• "You never want a serious crisis to go to waste"

    - Rahm Emanuel (attribution)

Posted: February 27th, 2013

As callous and cold hearted as this sounds, it is a political truism. There are some systems, some bureaucracies that are so gridlocked, or so moribund that only the urgency that comes from dealing with a crisis can create enough momentum to make progress. The FDA held a hearing on Monday to allow the ALS community to voice their opinions on how to proceed with ALS research. While it is unclear exactly what precipitated the calling of this hearing, the failure of the Phase III Biogen “dex” trial to treat ALS patients has perhaps, finally created a “crisis” mode at the FDA. The audience was able to assure the FDA that they are already in crisis mode.

In emotional and chilling testimonies, patients and their families spoke of living with and dying from ALS.  Parents wept for their children, dead and alive.  Speaker after speaker, from patients to care givers to clinicians to researchers, echoed the same themes.  The FDA needs to redefine “risk” for this patient population; using their existing model is not “protecting” these people from anything, it is killing them.  The FDA needs to allow broader access to drugs for this population if these drugs can improve the quality of life for patients, regardless of whether or not it can impact survival.  And finally, the FDA needs to dramatically speed up the entire process; no one has a moment to wait.  And,   in what I confess was a moment of immense pride personally, Ted Harada (patient 15 of in ALS trial) stood up and excoriated the FDA for slowing down a trial and a therapy that held enormous potential for ALS patients.  “Just look at me” he said, in more than words.  In his testimony, Ted proposed that it is time that the FDA did the right thing and treat this process with the same urgency that the ALS community feels.  He spoke with passion, elegance and conviction.

But to me, the most chilling and important testimony came from our site principal investigator at Emory, Dr. Jonathan Glass.  Dr. Glass is a clinician with one of the largest ALS practices in the U.S. who has seen over a thousand ALS patients in his career.  He is also a world class scientist and researcher who knows first-hand what our experience with the FDA has been like in the Neuralstem trial.  In short, Jon speaks here with more experience and authority than anyone else in the field, in the world, literally.  Add to that, the fact that outside of our trial, Jon will have to go before the FDA many more times throughout his career and you can understand that criticizing them over “one” experience could have lasting reverberations.  But such is his conviction and dedication to his patients, and to science, that he felt compelled to speak truth to power.  We should all be thankful.

What Jon said was basically this; Neuralstem has completed 18 surgeries over an artificially long, but agreed upon timeframe to demonstrate that both our cells and the intraspinal surgery route of administration are safe.  We did just that beyond any question.  Ten experts at NIH have reviewed the data from the first trial, and our proposed Phase II protocol, and found it worthy of millions of dollars of NIH funding.  Yet the FDA, without the expertise or experience in the field that the NIH can harness, continues to place arbitrary hurdles in our way, and demand an inappropriately slow time frame for the dosing of patients in the next trial.  

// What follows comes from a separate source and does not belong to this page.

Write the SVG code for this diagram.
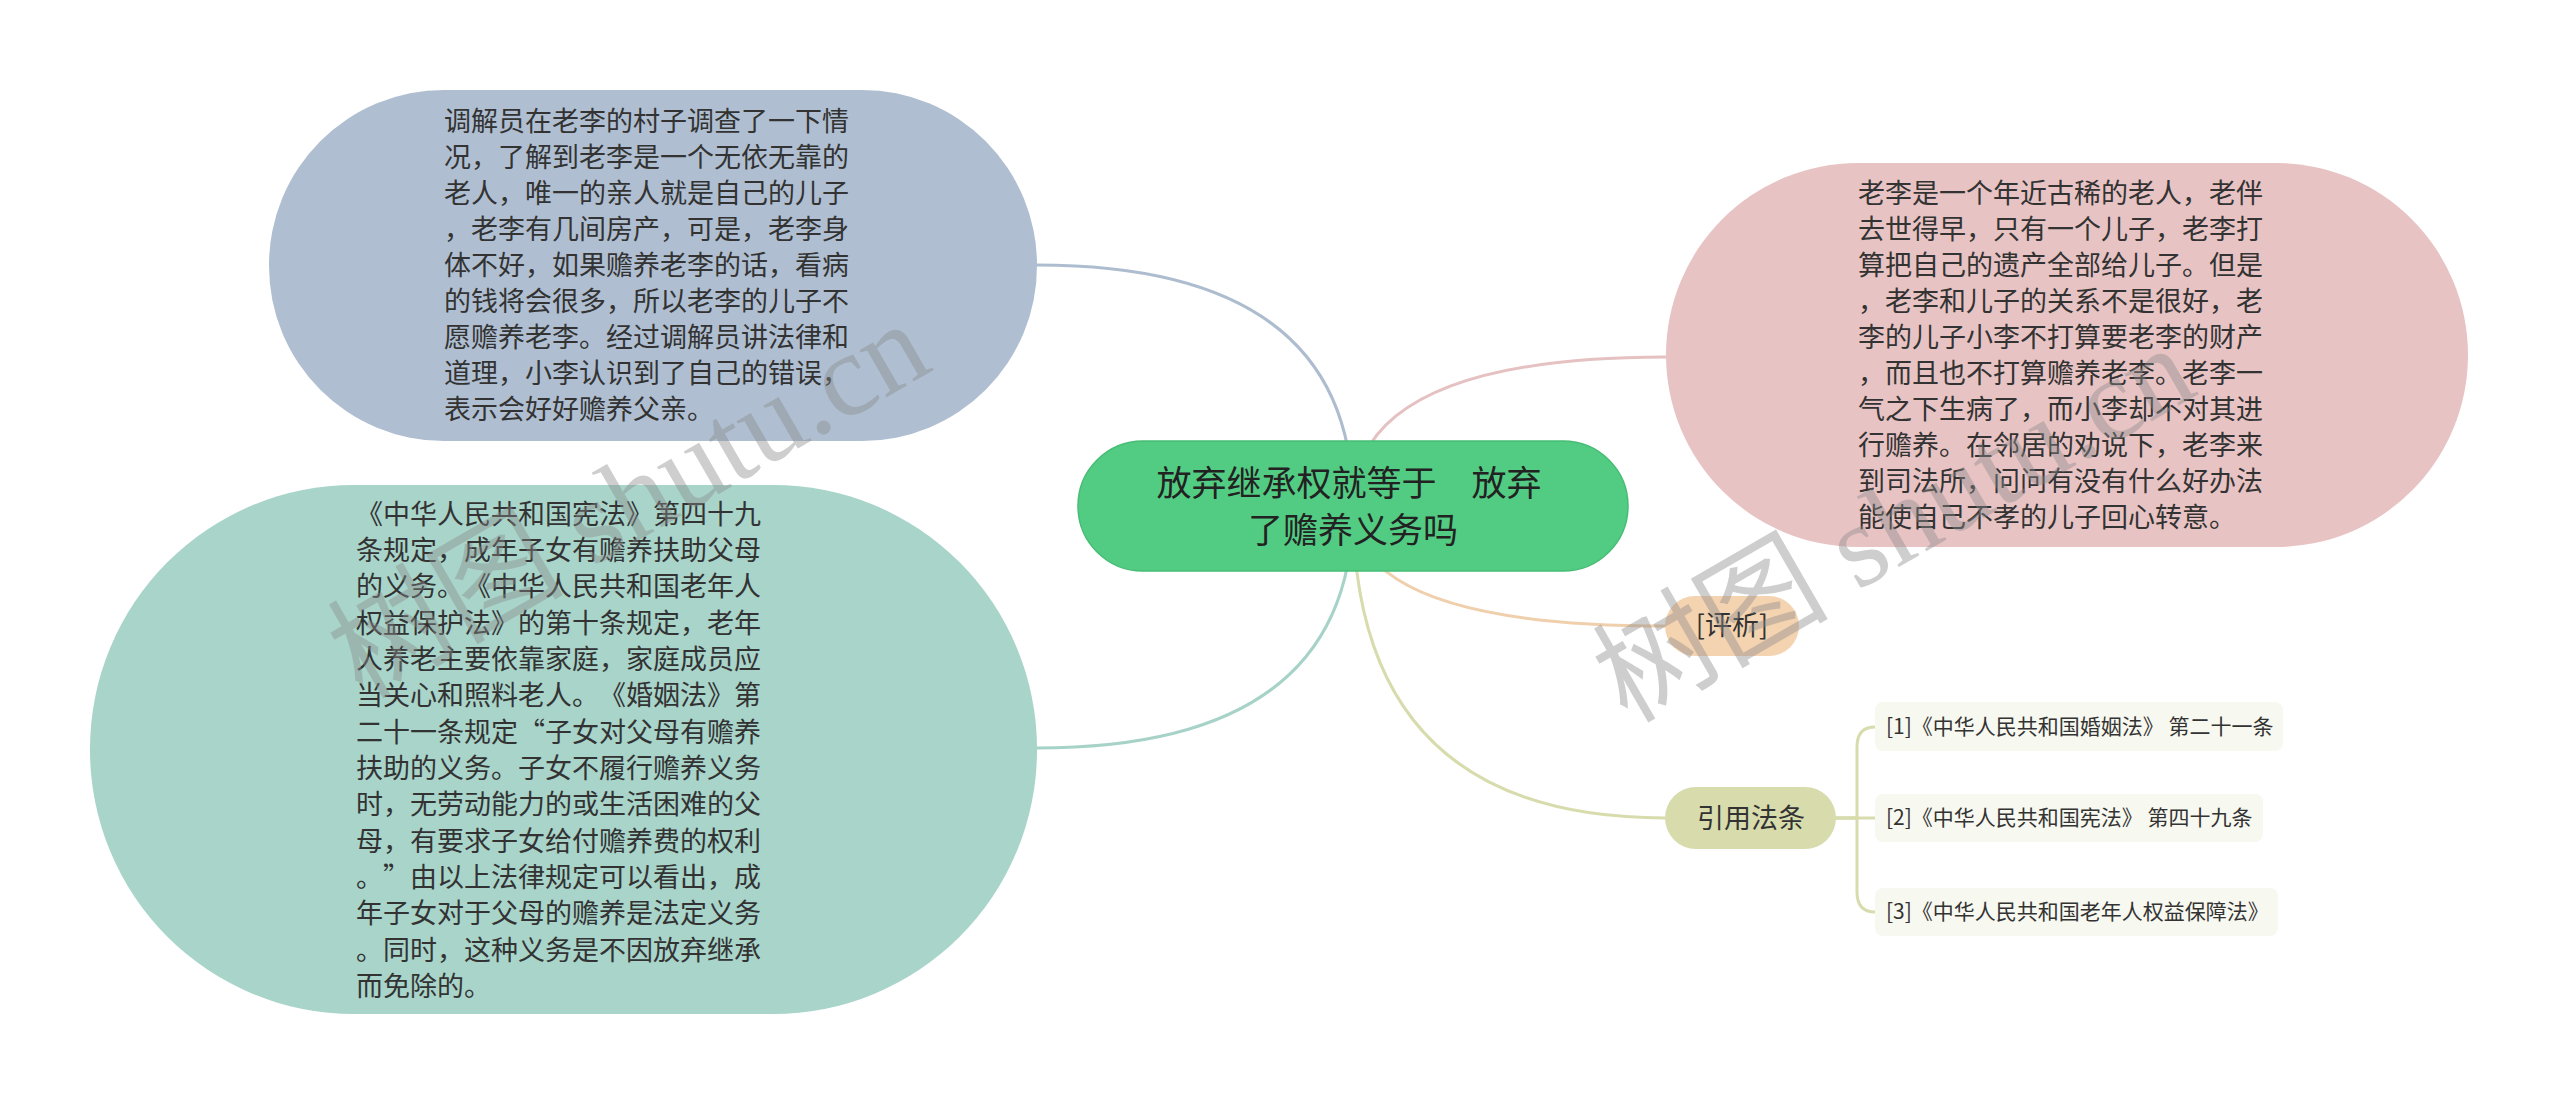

The problem is easy to fix, Dr. Glass added.  The FDA merely needs to admit when they don’t have the expertise to deal with a subject, and borrow it from another government agency that does; in this case the NIH.  They should rely on the NIH scientific and medical vetting at a level the FDA doesn’t have the resources to produce.  This is no time for “turf” wars or false egos, people are dying.  Furthermore, all the FDA needs to do to speed up the process is talk to us.  As Jon said, we are constantly “guessing” where they will be on any particular issue, and waiting the statutory 30 days for responses to every question.    

In a recent presentation at the New York Stem Cell meeting, I said that the FDA was not the enemy.  They are not.  They are under resourced, and in our particular case, without experience or expertise.  However, more to the point, they are trying to work from a model which simply isn’t applicable to this disease.  At the pace they are currently suggesting we proceed, even if we are right and our therapy works; almost every ALS patient alive today will be dead before it is approved.  The ALS community deserves better.  We all deserve better.

Had I said these things first, it would have sounded like just another CEO whining about the FDA being “tough.”  We all owe Dr. Glass a debt of gratitude for not just his service to the ALS community, but his willingness to speak up.  None of these problems are insurmountable.  Let us hope that the FDA takes the opportunity that this crisis presents to change the way they approach our trial, and any other novel therapy that has the potential to help this population.  I will conclude as Jon started, reminding everyone that we are all on the same team here.